TLDR: Intangibles > Skill
That wasn't really the point, it wasn't skill vs intangibles, it was consider the totality of a player instead of making a superficial skills analysis. So my analysis is inclusive of skills not in opposition of skills.
That's all great, and you're right to a degree, but you're turning winning into this mystic phenomenon that we have no idea how it happens. You know what wins hockey games? Scoring goals and preventing other teams from scoring. The stats that you think are so crude represent this.
The stats represent it to a point, but not even close to the whole picture. Again you have to look at how a team is constructed to see the ease of building around a player like Jonathan Toews and what having a player like that allows other players to do and the impact of that on winning. I'm not saying to throw stats or skills into the trash, I'm merely favoring a more complete analysis of a player, that takes into account the big picture be it team construction or the impact a player like that has down throughout the line-up or the impact of a player who excels at all facets of the game in a short 7 game series against an equally strong team.
The rest of what you're talking about is how one player influences the rest of the team. Intangibles. That stuff's great, but there's almost no way to measure it. How can you conclusively say that Toews has it and Thornton and Giroux don't? They're both great leaders in their own right according to everyone around them. Because Toews has won? That's ridiculous, because he's been surrounded by a team of players with better tangibles than either of those two.
Well if you ignore the fact that Toews is one of the most decorated players in the game at all levels while playing a key role on those teams. I've already conceded there is no empirical evidence for it. It takes a complete approach, look at what the player does, what type of the player he is, what he allows other players to do, what type of situations he excels at, in what role can he be used, and yes stats too, and try to arrive at an intelligent conclusion. Again hockey execs do this all the time. It's ridiculous to discard all that in favor of a, well his teammates are better so he has nothing to do with it past what his skill-level is, just swap him with a player who is perceived to be equally skilled and the result will be the same.
There's no reason to attribute to intangibles what can be attributed to actual tangible stats and skill. The Blackhawks are a stacked, well-balanced team that would be doing amazing with or without Toews' supposed intangibles. Same with Team Canada.
You don't know whether they would win if you swapped Toews with a player who is PERCEIVED to be superficially similar. That's a swap of players in a vacuum, even with that said, it doesn't even take into account how the Hawks team turned out to be built around Toews and what part did he play as that team progressed towards Stanley Cup Contenders.
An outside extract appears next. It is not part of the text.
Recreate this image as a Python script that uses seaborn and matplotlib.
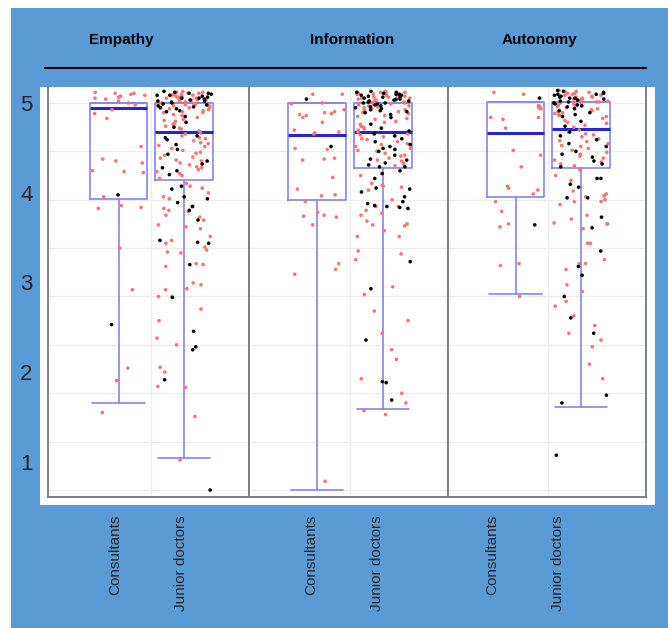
import numpy as np
import pandas as pd
import matplotlib
matplotlib.use("Agg")
import matplotlib.pyplot as plt
from matplotlib.patches import Rectangle
from matplotlib.lines import Line2D
from matplotlib.transforms import ScaledTranslation
import seaborn as sns

facets = ["Empathy", "Information", "Autonomy"]
groups = ["Consultants", "Junior doctors"]

# box statistics, one pair [consultants, junior doctors] per facet
box_q1 = [[4.01, 4.20], [4.00, 4.33], [4.03, 4.33]]
box_med = [[4.95, 4.70], [4.67, 4.70], [4.69, 4.73]]
box_q3 = [[5.00, 5.00], [5.00, 5.00], [5.01, 5.01]]
box_low = [[1.90, 1.33], [1.00, 1.84], [3.03, 1.86]]

# jittered scores
emp_cons_red = [5.11, 5.10, 5.10, 5.09, 5.08, 5.07, 5.06, 5.05, 5.04, 5.02, 5.00, 4.98, 4.93,
                4.89, 4.84, 4.55, 4.42, 4.40, 4.38, 4.30, 4.29, 4.28, 4.03, 3.94, 3.92, 3.91,
                3.50, 3.07, 2.26, 2.13, 1.80]
emp_cons_black = [4.05, 2.71]
emp_jun_red = [5.12, 5.11, 5.11, 5.10, 5.09, 5.10, 5.08, 5.09, 5.07, 5.08, 5.06, 5.07, 5.05,
               5.06, 5.04, 5.05, 5.03, 5.04, 5.02, 5.03, 5.01, 5.02, 5.00, 5.00, 4.99, 4.98,
               4.99, 4.97, 4.98, 4.96, 4.97, 4.95, 4.94, 4.95, 4.93, 4.92, 4.91, 4.90, 4.90,
               4.88, 4.87, 4.85, 4.83, 4.82, 4.81, 4.79, 4.78, 4.76, 4.74, 4.73, 4.71, 4.69,
               4.68, 4.66, 4.64, 4.63, 4.61, 4.59, 4.58, 4.56, 4.55, 4.53, 4.51, 4.49, 4.48,
               4.46, 4.44, 4.43, 4.41, 4.40, 4.38, 4.36, 4.34, 4.33, 4.31, 4.29, 4.27, 4.25,
               4.22, 4.17, 4.14, 4.12, 4.07, 4.03, 4.01, 3.93, 3.91, 3.89, 3.88, 3.84, 3.82,
               3.79, 3.74, 3.72, 3.70, 3.62, 3.58, 3.55, 3.51, 3.48, 3.46, 3.45, 3.34, 3.33,
               3.31, 3.14, 3.12, 3.08, 3.07, 3.00, 3.00, 2.87, 2.75, 2.57, 2.50, 2.27, 2.22,
               2.07, 2.06, 1.76, 1.31]
emp_jun_black = [5.12, 5.11, 5.10, 5.10, 5.09, 5.08, 5.08, 5.07, 5.06, 5.05, 5.05, 5.04, 5.03,
                 5.02, 5.02, 5.01, 5.00, 4.99, 4.98, 4.97, 4.96, 4.95, 4.94, 4.92, 4.91, 4.86,
                 4.80, 4.75, 4.66, 4.64, 4.62, 4.57, 4.52, 4.47, 4.40, 4.37, 4.33, 4.30, 4.26,
                 4.14, 4.11, 4.03, 4.01, 3.97, 3.93, 3.89, 3.79, 3.58, 3.56, 3.55, 3.33, 2.99,
                 2.64, 2.48, 2.45, 2.14, 1.00]

inf_cons_red = [5.09, 5.09, 5.00, 4.99, 4.93, 4.91, 4.90, 4.89, 4.88, 4.87, 4.85, 4.80, 4.72,
                4.70, 4.69, 4.68, 4.53, 4.52, 4.43, 4.42, 4.41, 4.23, 4.11, 4.05, 4.04, 3.98,
                3.87, 3.84, 3.83, 3.82, 3.74, 3.34, 3.28, 3.23, 1.09]
inf_cons_black = [5.04, 4.55]
inf_jun_red = [5.12, 5.11, 5.11, 5.10, 5.10, 5.09, 5.09, 5.08, 5.08, 5.07, 5.06, 5.06, 5.05,
               5.05, 5.04, 5.03, 5.03, 5.02, 5.01, 5.01, 5.00, 4.99, 4.99, 4.98, 4.97, 4.97,
               4.96, 4.95, 4.94, 4.93, 4.92, 4.91, 4.90, 4.89, 4.87, 4.86, 4.84, 4.83, 4.81,
               4.80, 4.78, 4.76, 4.75, 4.73, 4.72, 4.70, 4.68, 4.67, 4.65, 4.63, 4.62, 4.60,
               4.58, 4.57, 4.55, 4.53, 4.51, 4.50, 4.48, 4.46, 4.45, 4.43, 4.41, 4.40, 4.38,
               4.37, 4.35, 4.25, 4.17, 4.15, 4.14, 4.13, 4.10, 4.00, 3.93, 3.93, 3.89, 3.86,
               3.84, 3.78, 3.75, 3.74, 3.73, 3.68, 3.62, 3.62, 3.47, 3.44, 3.38, 3.10, 3.02,
               2.85, 2.75, 2.62, 2.45, 2.35, 2.15, 2.00, 1.90, 1.82, 1.78]
inf_jun_black = [5.12, 5.11, 5.11, 5.10, 5.09, 5.09, 5.08, 5.08, 5.07, 5.06, 5.06, 5.05, 5.04,
                 5.04, 5.03, 5.02, 5.02, 5.01, 5.00, 5.00, 4.99, 4.98, 4.97, 4.96, 4.95, 4.94,
                 4.93, 4.92, 4.91, 4.90, 4.88, 4.85, 4.78, 4.74, 4.71, 4.68, 4.66, 4.63, 4.60,
                 4.57, 4.55, 4.53, 4.52, 4.50, 4.46, 4.42, 4.41, 4.38, 4.36, 4.34, 4.34, 4.30,
                 4.27, 4.22, 4.12, 4.11, 4.08, 4.03, 3.98, 3.96, 3.94, 3.93, 3.92, 3.91, 3.36,
                 3.08, 2.55, 2.12, 2.11, 1.93]

aut_cons_red = [5.11, 5.09, 4.97, 4.97, 4.96, 4.95, 4.94, 4.85, 4.85, 4.83, 4.74, 4.51, 4.46,
                4.34, 4.14, 4.12, 4.10, 4.06, 3.98, 3.88, 3.75, 3.72, 3.34, 3.32, 3.00]
aut_cons_black = [5.05, 3.74]
aut_jun_red = [5.13, 5.12, 5.12, 5.11, 5.10, 5.10, 5.09, 5.08, 5.08, 5.07, 5.06, 5.06, 5.05,
               5.04, 5.04, 5.03, 5.02, 5.01, 5.01, 5.00, 4.99, 4.99, 4.98, 4.97, 4.96, 4.95,
               4.94, 4.93, 4.92, 4.91, 4.90, 4.89, 4.88, 4.87, 4.86, 4.84, 4.82, 4.80, 4.79,
               4.77, 4.75, 4.72, 4.70, 4.68, 4.67, 4.65, 4.63, 4.61, 4.60, 4.58, 4.56, 4.55,
               4.53, 4.51, 4.49, 4.47, 4.45, 4.43, 4.41, 4.39, 4.37, 4.35, 4.31, 4.31, 4.25,
               4.20, 4.09, 4.06, 4.04, 4.03, 4.00, 3.98, 3.98, 3.95, 3.84, 3.80, 3.76, 3.75,
               3.75, 3.70, 3.55, 3.55, 3.38, 3.34, 3.34, 3.28, 3.12, 3.05, 2.95, 2.90, 2.80,
               2.70, 2.62, 2.55, 2.48, 2.30, 2.15]
aut_jun_black = [5.13, 5.12, 5.11, 5.10, 5.09, 5.09, 5.08, 5.07, 5.06, 5.05, 5.05, 5.04, 5.03,
                 5.02, 5.01, 5.00, 4.99, 4.98, 4.97, 4.96, 4.94, 4.92, 4.90, 4.88, 4.86, 4.81,
                 4.76, 4.70, 4.66, 4.62, 4.58, 4.55, 4.50, 4.47, 4.44, 4.40, 4.37, 4.34, 4.22,
                 4.22, 4.16, 4.13, 4.02, 4.02, 3.82, 3.71, 3.47, 3.31, 3.22, 3.00, 2.78, 2.62,
                 1.98, 1.90, 1.36]

points = {
    ("Empathy", "Consultants"): (emp_cons_red, emp_cons_black),
    ("Empathy", "Junior doctors"): (emp_jun_red, emp_jun_black),
    ("Information", "Consultants"): (inf_cons_red, inf_cons_black),
    ("Information", "Junior doctors"): (inf_jun_red, inf_jun_black),
    ("Autonomy", "Consultants"): (aut_cons_red, aut_cons_black),
    ("Autonomy", "Junior doctors"): (aut_jun_red, aut_jun_black),
}

rows = []
for (facet, group), (red, black) in points.items():
    rows += [(facet, group, "red", v) for v in red]
    rows += [(facet, group, "black", v) for v in black]
df = pd.DataFrame(rows, columns=["facet", "group", "colour", "score"])

sns.set_style("white")
plt.rcParams["font.family"] = ["Liberation Sans", "DejaVu Sans"]

BLUE = "#5b9bd5"
W, H = 668, 628
fig = plt.figure(figsize=(W / 100, H / 100), dpi=100, facecolor="white")
fig.patches.append(Rectangle((11 / W, 0), 1 - 11 / W, 1 - 8 / H, transform=fig.transFigure,
                             facecolor=BLUE, edgecolor="none", zorder=-2))
fig.patches.append(Rectangle((40 / W, 1 - 505 / H), 615 / W, 418 / H, transform=fig.transFigure,
                             facecolor="white", edgecolor="none", zorder=-1))

# panel placement in pixels: left, right, and x-limits
panel_px = [(48, 249), (249, 448), (448, 646)]
panel_xlim = [(-1.076, 1.99), (-1.03, 1.985), (-1.03, 1.99)]
label_shift = [-3, -5.5, -23.5]
bottom, top = 497, 87

np.random.seed(7)
axes = []
for i, facet in enumerate(facets):
    l, r = panel_px[i]
    ax = fig.add_axes([l / W, 1 - bottom / H, (r - l) / W, (bottom - top) / H])
    ax.set_facecolor("white")
    axes.append(ax)
    sub = df[df["facet"] == facet]

    stats = []
    for j, g in enumerate(groups):
        stats.append(dict(med=box_med[i][j], q1=box_q1[i][j], q3=box_q3[i][j],
                          whislo=box_low[i][j], whishi=box_q3[i][j], fliers=[]))
    ax.bxp(stats, positions=[0, 1], widths=0.88, capwidths=0.8, showfliers=False,
           manage_ticks=False, zorder=2,
           boxprops=dict(color="#8585ee", linewidth=1.2),
           whiskerprops=dict(color="#8585ee", linewidth=1.2),
           capprops=dict(color="#8585ee", linewidth=1.2),
           medianprops=dict(color="#2525d8", linewidth=2.2))

    sns.stripplot(data=sub, x="group", y="score", hue="colour", order=groups,
                  hue_order=["red", "black"], palette={"red": "#F8766D", "black": "black"},
                  jitter=0.42, size=2.6, linewidth=0, legend=False, ax=ax, zorder=3)

    ax.set_xlim(*panel_xlim[i])
    ax.set_ylim(0.928, 5.165)
    ax.set_xlabel("")
    ax.set_ylabel("")
    ax.set_yticks(np.arange(1, 5.01, 0.5))
    ax.set_xticks([0, 1])
    ax.set_xticklabels(groups, rotation=90, fontsize=11)
    ax.set_xticks([0.5], minor=True)
    ax.grid(False)
    ax.yaxis.grid(True, color="#ededed", linewidth=0.9)
    ax.xaxis.grid(True, which="minor", color="#ededed", linewidth=0.9)
    ax.set_axisbelow(True)
    ax.tick_params(axis="y", labelleft=False, length=0)
    ax.tick_params(axis="x", which="both", length=0, pad=13)
    shift = ScaledTranslation(label_shift[i] / 100, 0, fig.dpi_scale_trans)
    for lab in ax.get_xticklabels():
        lab.set_transform(lab.get_transform() + shift)
    ax.spines["top"].set_visible(False)
    for s in ["left", "right", "bottom"]:
        ax.spines[s].set_color("#7f7f7f")
        ax.spines[s].set_linewidth(1.4)

# score labels as they sit beside the first panel
lab_ax = axes[0].twinx()
lab_ax.set_ylim(0.61, 5.178)
lab_ax.set_yticks([1, 2, 3, 4, 5])
lab_ax.yaxis.set_ticks_position("left")
lab_ax.tick_params(axis="y", length=0, pad=11, labelsize=16)
lab_ax.patch.set_visible(False)
for s in lab_ax.spines.values():
    s.set_visible(False)

# facet titles and rule
for name, xc in zip(facets, [121, 352, 539]):
    fig.text(xc / W, 1 - 40 / H, name, ha="center", va="center", fontsize=11,
             fontweight="bold", color="black")
fig.add_artist(Line2D([45 / W, 646 / W], [1 - 68 / H, 1 - 68 / H], color="black",
                      linewidth=1.5, transform=fig.transFigure))

fig.savefig("out.png", dpi=100)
Toews is a fantastic player. The stats themselves support that. It just seems like whenever a team wins a championship, there's a need to anoint their players the best in the world when it's not always the case. We saw it with Kopitar this summer. But it doesn't take the best players in the world to win the Cup, just the best team. The best players on that team don't suddenly possess some magic "winning attitude" that other players don't, we just feel the need to attribute the success of the team to the leaders of the team apparently. The best of the best like Toews, Thornton and Giroux are all competitive as hell, leaders, etc, I think it's just more confirmation bias than anything that the Cup winners get these magic "intangibles" attributed to them when they win, when more than anything it has to do with the other players on their team, context and luck. Did Zetterberg and Datsyuk lose their intangibles when their team fell off? Will Toews if the Blackhawks do? I don't think there's anything that separates the intangibles of Toews and Kopitar from guys like Thornton, Giroux, Zetterberg and Datysuk other than who had the better team more recently.
Nobody is necessarily talking about "effort", some people use the word "intangibles" to denigrate something they don't want to think about, when "intangibles" are very "tangible", it's just short for something that takes a lot of explaining. Again to me there isn't anything "magical" about a player who excels at all facets of the game, in a 7 game series against a Cup contender you're gonna be stuck in your own end at some point. There's nothing intangible about your top player setting the tone for the standard of play and the identity the franchise wants to have, the players down the line-up will follow.
To me this isn't a skill vs "intangibles" issue, it's just about the depth of perception, whether you want to take a shallow, strictly empirical, and simplistic approach to explain everything, or you want to take a more qualitative analysis with more depth and consideration, the latter doesn't exclude "skills" or "stats" from being part of the equation, it just doesn't stop there. To me I want to find out what a player's impact on a WINNING organization is, in its totality. Nobody is arguing that a bunch of skilled players with good "character" is what makes up a good team, but you can't make simplistic swap of players and comparisons across the board without taking a deeper look and considering how that player impacts the organization as a whole. When you have GMs talking about "culture" and "identity", they're catchphrases of course, but it doesn't mean they're meaningless.
There's certainly good leaders and bad leaders, but to define them by who has won and who hasn't is unfair. It takes so so so much more than good leadership to win a Cup.
I mean, that is precisely my point. I'm favoring an inclusive whole approach to analysing something like this.